Januar ist effektiv kein Monat für mich. Während im Dezember es vor lauter Lichter und Kerzen nur so wimmelt, ist der Januar nur trist. Lange Nächte, und was vom Tag überbleibt ist grau, nass und kalt. Und dazu kommt, das ich das Loch vom Wort Januarloch doch etwas zu wörtlich nehme. Wer wartet schon gerne in einem Loch auf den Frühling, sofern er sich überhaupt noch daran erinnert, dass es so etwas gibt.

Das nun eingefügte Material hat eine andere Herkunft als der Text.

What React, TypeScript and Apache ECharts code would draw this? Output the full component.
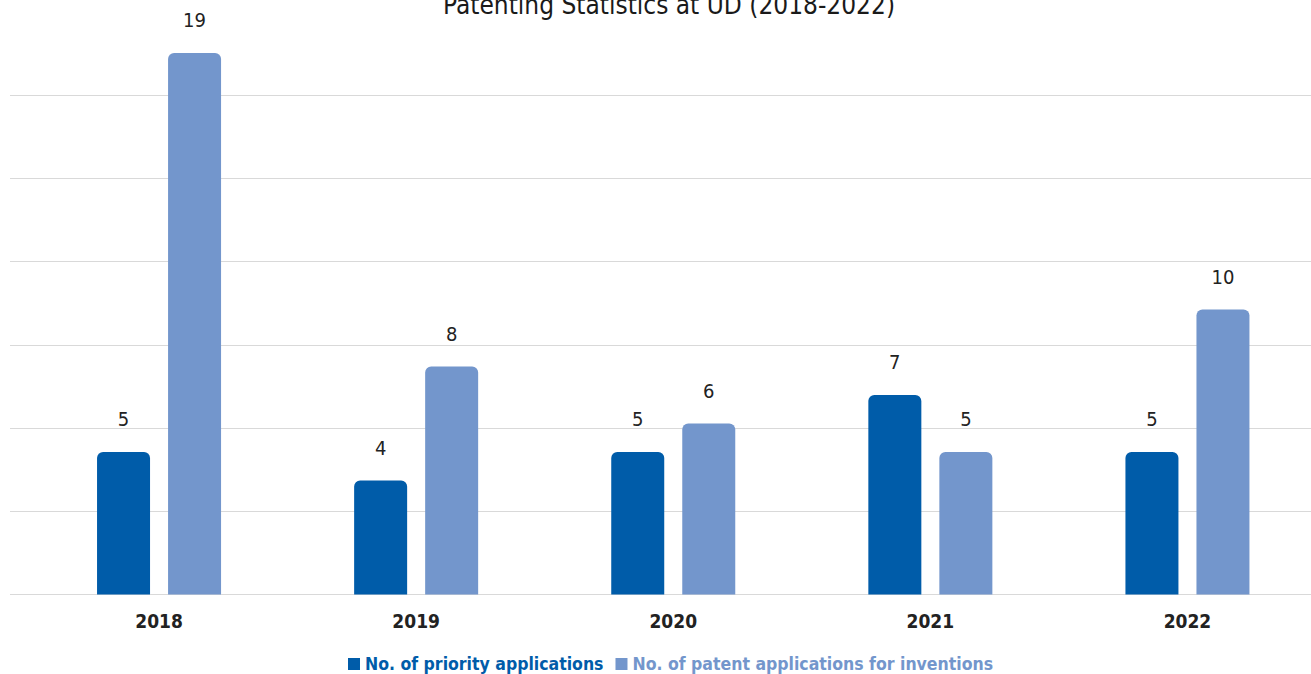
import React, { useEffect, useRef } from "react";
import * as echarts from "echarts";

const years = ["2018", "2019", "2020", "2021", "2022"];
const priorityApps = [5, 4, 5, 7, 5];
const patentApps = [19, 8, 6, 5, 10];
const seriesNames = ["No. of priority applications", "No. of patent applications for inventions"];
const colors = ["#005CA9", "#7396CC"];
const gridLevels = [0, 1, 2, 3, 4, 5, 6];

const FONT = "'DejaVu Sans Condensed', 'Liberation Sans Narrow', sans-serif";

export default function App() {
  const ref = useRef<HTMLDivElement>(null);
  useEffect(() => {
    document.body.style.margin = "0";
    document.body.style.overflow = "hidden";
    document.documentElement.style.overflow = "hidden";
    const chart = echarts.init(ref.current!, undefined, { renderer: "svg" });
    chart.setOption({
      animation: false,
      backgroundColor: "#ffffff",
      title: {
        text: "Patenting Statistics at UD (2018-2022)",
        left: 438,
        top: -13,
        textStyle: { fontFamily: FONT, fontSize: 26, fontWeight: "normal", color: "#1a1a1a" },
      },
      legend: {
        left: 348,
        top: 655,
        padding: 0,
        icon: "rect",
        itemWidth: 12,
        itemHeight: 12,
        itemGap: 12,
        textStyle: { fontFamily: FONT, fontSize: 17.5, fontWeight: "bold" },
        data: [
          { name: seriesNames[0], textStyle: { color: colors[0] } },
          { name: seriesNames[1], textStyle: { color: colors[1] } },
        ],
      },
      grid: [
        { left: 30.5, right: 4, top: 95, bottom: 79.5 },
        { left: 10, right: 9, top: 95, bottom: 79.5 },
      ],
      xAxis: [
        {
          type: "category",
          gridIndex: 0,
          data: years,
          axisLine: { show: false },
          axisTick: { show: false },
          axisLabel: { margin: 17, fontFamily: FONT, fontSize: 19, color: "#222222", fontWeight: "bold" },
        },
        { type: "value", gridIndex: 1, show: false, min: 0, max: 1 },
      ],
      yAxis: [
        { type: "value", gridIndex: 0, min: 0, max: 17.53, show: false, splitLine: { show: false } },
        {
          type: "value",
          gridIndex: 1,
          min: gridLevels[0],
          max: gridLevels[gridLevels.length - 1],
          interval: 1,
          axisLabel: { show: false },
          axisLine: { show: false },
          axisTick: { show: false },
          splitLine: { show: true, lineStyle: { color: "#d9d9d9", width: 1 } },
        },
      ],
      series: [
        {
          name: seriesNames[0],
          type: "bar",
          xAxisIndex: 0,
          yAxisIndex: 0,
          data: priorityApps,
          barWidth: 53,
          barGap: "34%",
          clip: false,
          itemStyle: { color: colors[0], borderRadius: [6, 6, 0, 0] },
          label: { show: true, position: "top", distance: 23, fontFamily: FONT, fontSize: 20, color: "#222222" },
        },
        {
          name: seriesNames[1],
          type: "bar",
          xAxisIndex: 0,
          yAxisIndex: 0,
          data: patentApps,
          barWidth: 53,
          barGap: "34%",
          clip: false,
          itemStyle: { color: colors[1], borderRadius: [6, 6, 0, 0] },
          label: { show: true, position: "top", distance: 23, fontFamily: FONT, fontSize: 20, color: "#222222" },
        },
      ],
    });
    return () => chart.dispose();
  }, []);
  return <div ref={ref} style={{ position: "absolute", left: 0, top: 0, width: 1320, height: 674 }} />;
}
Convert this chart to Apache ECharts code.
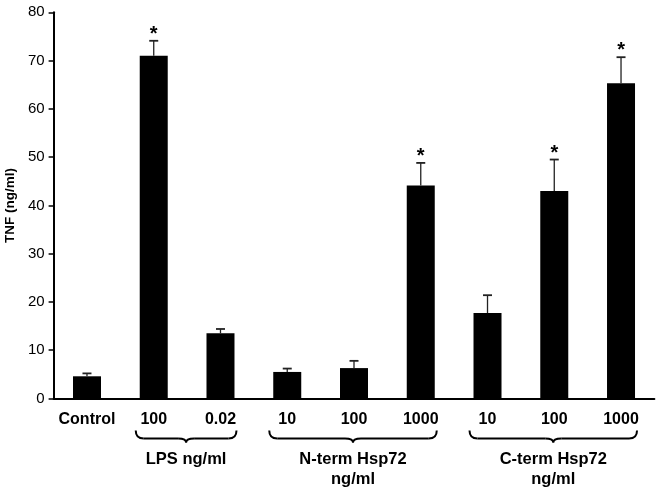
<!DOCTYPE html>
<html>
<head>
<meta charset="utf-8">
<script src="https://cdn.jsdelivr.net/npm/echarts@6/dist/echarts.min.js"></script>
<style>
html,body{margin:0;padding:0;background:#fff;}
#chart{width:662px;height:493px;}
</style>
</head>
<body>
<div id="chart"></div>
<script>
// ---- data ----
var categories = ['Control', '100', '0.02', '10', '100', '1000', '10', '100', '1000'];
var tnfMean = [4.6, 71.0, 13.5, 5.5, 6.3, 44.1, 17.7, 43.0, 65.3];
var tnfErrTop = [5.2, 74.1, 14.4, 6.2, 7.8, 48.8, 21.4, 49.5, 70.7];
var significant = [0, 1, 0, 0, 0, 1, 0, 1, 1];
var groupLabels = ['LPS ng/ml', 'N-term Hsp72\nng/ml', 'C-term Hsp72\nng/ml'];
var groupStart = [1, 3, 6];
var groupEnd = [2, 5, 8];
var yTicks = [0, 10, 20, 30, 40, 50, 60, 70, 80];

var FONT = "'Liberation Sans', Arial, sans-serif";
var chart = echarts.init(document.getElementById('chart'), null, {renderer: 'canvas'});

var errData = categories.map(function (c, i) {
  return [i, tnfMean[i], tnfErrTop[i], significant[i]];
});

chart.setOption({
  animation: false,
  backgroundColor: '#fff',
  grid: {left: 53.6, right: 7.6, top: 12.3, bottom: 94.5, containLabel: false, outerBoundsMode: 'none'},
  xAxis: {
    type: 'category',
    data: categories,
    boundaryGap: true,
    axisLine: {lineStyle: {color: '#000', width: 2}},
    axisTick: {show: false},
    axisLabel: {color: '#000', fontFamily: FONT, fontWeight: 'bold', fontSize: 16, margin: 13, interval: 0}
  },
  yAxis: {
    type: 'value',
    min: yTicks[0],
    max: yTicks[yTicks.length - 1],
    interval: yTicks[1] - yTicks[0],
    name: 'TNF (ng/ml)',
    nameLocation: 'middle',
    nameGap: 36,
    nameTextStyle: {color: '#000', fontFamily: FONT, fontWeight: 'bold', fontSize: 13.5},
    axisLine: {show: true, lineStyle: {color: '#000', width: 2}},
    axisTick: {show: true, length: 5, lineStyle: {color: '#000', width: 1.5}},
    axisLabel: {color: '#000', fontFamily: FONT, fontSize: 15, margin: 9},
    splitLine: {show: false}
  },
  series: [
    {
      type: 'bar',
      data: tnfMean,
      barWidth: 28,
      itemStyle: {color: '#000'},
      z: 2
    },
    {
      type: 'custom',
      data: errData,
      z: 3,
      renderItem: function (params, api) {
        var x = api.value(0);
        var base = api.coord([x, api.value(1)]);
        var top = api.coord([x, api.value(2)]);
        var children = [
          {type: 'line', shape: {x1: base[0], y1: base[1], x2: top[0], y2: top[1]},
           style: {stroke: '#222', lineWidth: 1.3}},
          {type: 'line', shape: {x1: top[0] - 4.5, y1: top[1], x2: top[0] + 4.5, y2: top[1]},
           style: {stroke: '#222', lineWidth: 1.8}}
        ];
        if (api.value(3)) {
          children.push({type: 'text', style: {text: '*', x: top[0], y: top[1] - 6.5,
            textAlign: 'center', textVerticalAlign: 'middle',
            font: 'bold 20px ' + FONT, fill: '#000'}});
        }
        return {type: 'group', children: children};
      }
    }
  ]
});

// ---- braces and group labels (positions derived from axis) ----
var graphics = [];
var y0 = chart.convertToPixel({yAxisIndex: 0}, 0);
var braceStyle = {stroke: '#000', lineWidth: 2, fill: null};
for (var g = 0; g < groupLabels.length; g++) {
  var xa = chart.convertToPixel({xAxisIndex: 0}, groupStart[g]) - 18;
  var xb = chart.convertToPixel({xAxisIndex: 0}, groupEnd[g]) + 16;
  var xm = (xa + xb) / 2;
  var yTop = y0 + 32;
  var yMid = yTop + 8;
  var yTip = yTop + 12;
  var r = 8;
  graphics.push({type: 'bezierCurve', shape: {x1: xa, y1: yTop, cpx1: xa, cpy1: yMid, x2: xa + r, y2: yMid}, style: braceStyle});
  graphics.push({type: 'line', shape: {x1: xa + r, y1: yMid, x2: xm - r, y2: yMid}, style: braceStyle});
  graphics.push({type: 'bezierCurve', shape: {x1: xm - r, y1: yMid, cpx1: xm, cpy1: yMid, x2: xm, y2: yTip}, style: braceStyle});
  graphics.push({type: 'bezierCurve', shape: {x1: xm, y1: yTip, cpx1: xm, cpy1: yMid, x2: xm + r, y2: yMid}, style: braceStyle});
  graphics.push({type: 'line', shape: {x1: xm + r, y1: yMid, x2: xb - r, y2: yMid}, style: braceStyle});
  graphics.push({type: 'bezierCurve', shape: {x1: xb - r, y1: yMid, cpx1: xb, cpy1: yMid, x2: xb, y2: yTop}, style: braceStyle});
  graphics.push({
    type: 'text',
    x: xm,
    y: yTop + 19,
    style: {text: groupLabels[g], textAlign: 'center', textVerticalAlign: 'top',
      font: 'bold 16.5px ' + FONT, fill: '#000', lineHeight: 20}
  });
}
chart.setOption({graphic: graphics});
</script>
</body>
</html>
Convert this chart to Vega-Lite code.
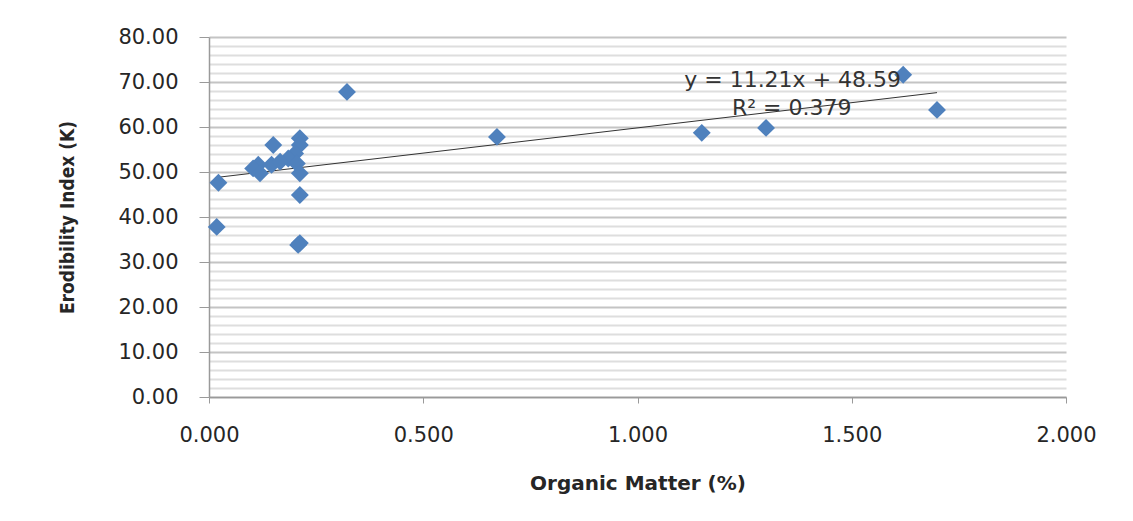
{
  "$schema": "https://vega.github.io/schema/vega-lite/v6.json",
  "autosize": "none",
  "width": 857,
  "height": 360,
  "padding": {"left": 209, "top": 37, "right": 67, "bottom": 124},
  "background": "white",
  "config": {
    "view": {"stroke": null},
    "font": "DejaVu Sans"
  },
  "datasets": {
    "points": [
      {"om": 0.022, "k": 47.6},
      {"om": 0.018, "k": 37.8},
      {"om": 0.322, "k": 67.8},
      {"om": 0.672, "k": 57.8},
      {"om": 1.150, "k": 58.7},
      {"om": 1.300, "k": 59.8},
      {"om": 1.620, "k": 71.6},
      {"om": 1.699, "k": 63.8},
      {"om": 0.150, "k": 56.0},
      {"om": 0.212, "k": 57.5},
      {"om": 0.212, "k": 56.0},
      {"om": 0.201, "k": 54.1},
      {"om": 0.185, "k": 53.0},
      {"om": 0.115, "k": 51.6},
      {"om": 0.103, "k": 50.8},
      {"om": 0.119, "k": 49.7},
      {"om": 0.146, "k": 51.6},
      {"om": 0.166, "k": 52.3},
      {"om": 0.205, "k": 51.9},
      {"om": 0.212, "k": 49.7},
      {"om": 0.212, "k": 44.9},
      {"om": 0.212, "k": 34.2},
      {"om": 0.208, "k": 33.8}
    ],
    "trend": [
      {"om": 0.014, "k": 48.75},
      {"om": 1.699, "k": 67.64}
    ],
    "labels": [
      {"om": 1.362, "k": 70.4, "text": "y = 11.21x + 48.59"},
      {"om": 1.360, "k": 64.2, "text": "R² = 0.379"}
    ]
  },
  "layer": [
    {
      "data": {"name": "trend"},
      "mark": {"type": "line", "color": "#333333", "strokeWidth": 1},
      "encoding": {
        "x": {
          "field": "om", "type": "quantitative",
          "scale": {"domain": [0, 2], "nice": false, "zero": false},
          "axis": {
            "values": [0, 0.5, 1, 1.5, 2],
            "format": ".3f",
            "grid": false,
            "labelFlush": false,
            "labelOverlap": false,
            "domainColor": "#9a9a9a",
            "domainWidth": 1.5,
            "tickColor": "#9a9a9a",
            "tickSize": 6,
            "labelFontSize": 21,
            "labelColor": "#262626",
            "labelFont": "DejaVu Sans",
            "labelPadding": 21,
            "title": "Organic Matter (%)",
            "titleFont": "DejaVu Sans",
            "titleFontSize": 20,
            "titleFontWeight": "bold",
            "titleColor": "#262626",
            "titlePadding": 28
          }
        },
        "y": {
          "field": "k", "type": "quantitative",
          "scale": {"domain": [0, 80], "nice": false},
          "axis": {
            "values": [0,2,4,6,8,10,12,14,16,18,20,22,24,26,28,30,32,34,36,38,40,42,44,46,48,50,52,54,56,58,60,62,64,66,68,70,72,74,76,78,80],
            "tickCount": 100,
            "labelExpr": "datum.value % 10 === 0 ? format(datum.value, '.2f') : ''",
            "labelOverlap": false,
            "labelFlush": false,
            "labelBound": false,
            "grid": true,
            "gridColor": {"condition": {"test": "datum.value % 10 === 0", "value": "#c4c4c4"}, "value": "#dedede"},
            "gridWidth": 2,
            "domainColor": "#9a9a9a",
            "domainWidth": 1.5,
            "tickColor": "#9a9a9a",
            "tickOpacity": {"condition": {"test": "datum.value % 10 === 0", "value": 1}, "value": 0},
            "tickSize": 10,
            "labelFontSize": 21,
            "labelColor": "#262626",
            "labelFont": "DejaVu Sans",
            "labelPadding": 21,
            "title": "Erodibility Index (K)",
            "titleFont": "DejaVu Sans Condensed",
            "titleFontSize": 19,
            "titleFontWeight": "bold",
            "titleColor": "#262626",
            "titlePadding": 40
          }
        }
      }
    },
    {
      "data": {"name": "points"},
      "mark": {"type": "point", "shape": "diamond", "filled": true, "size": 320, "color": "#4F81BD", "opacity": 1},
      "encoding": {
        "x": {"field": "om", "type": "quantitative"},
        "y": {"field": "k", "type": "quantitative"}
      }
    },
    {
      "data": {"name": "labels"},
      "mark": {"type": "text", "fontSize": 22, "font": "DejaVu Sans", "color": "#333333", "align": "center", "baseline": "middle"},
      "encoding": {
        "x": {"field": "om", "type": "quantitative"},
        "y": {"field": "k", "type": "quantitative"},
        "text": {"field": "text"}
      }
    }
  ]
}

Vor zwei Tagen bekam ich die ersten Primeln. Sie stehen im Wohnzimmer auf dem runden Eisentisch neben dem Ingwer. Wobei letzterer noch nichts Spektakuläres geboten hat. Er wächst einfach munter der Decke entgegen, Und irgendeinmal sollte er blühen. Klein und gelb, meint Wiki.
Es war übrigens der dritte Anlauf. Die ersten beiden Triebe wurden nicht länger als 1-2 cm und dann war fertig. Ich glaubte schon fast nicht mehr daran. Und zu meinem grossem Erstaunen wuchs Nummer drei und dachte nicht im Traum daran, mich zu enttäuschen. Ausser ein klein bisschen. Von Blüten ist noch weit und breit nichts zu sehen.
Aber es dauert noch fast zwei Monate bis zum Frühlingsanfang. Bis dahin sollte man nicht zu viel erwarten. Ausser.

10122010

Ausser, man hat einen grünen Daumen, wie zum Beispiel meine Schwester. Dann sieht das grossväterliche Erbe (rechts im Bild) schon ganz anders aus.
Und ich gebe zu: ich erblasse immer noch vor Neid. Ganz schön viel Ehrlichkeit. Aber es würde mir ja eh niemand glauben, würde ich das Gegenteil behaupten. Die Blüten sind einfach wunderschön.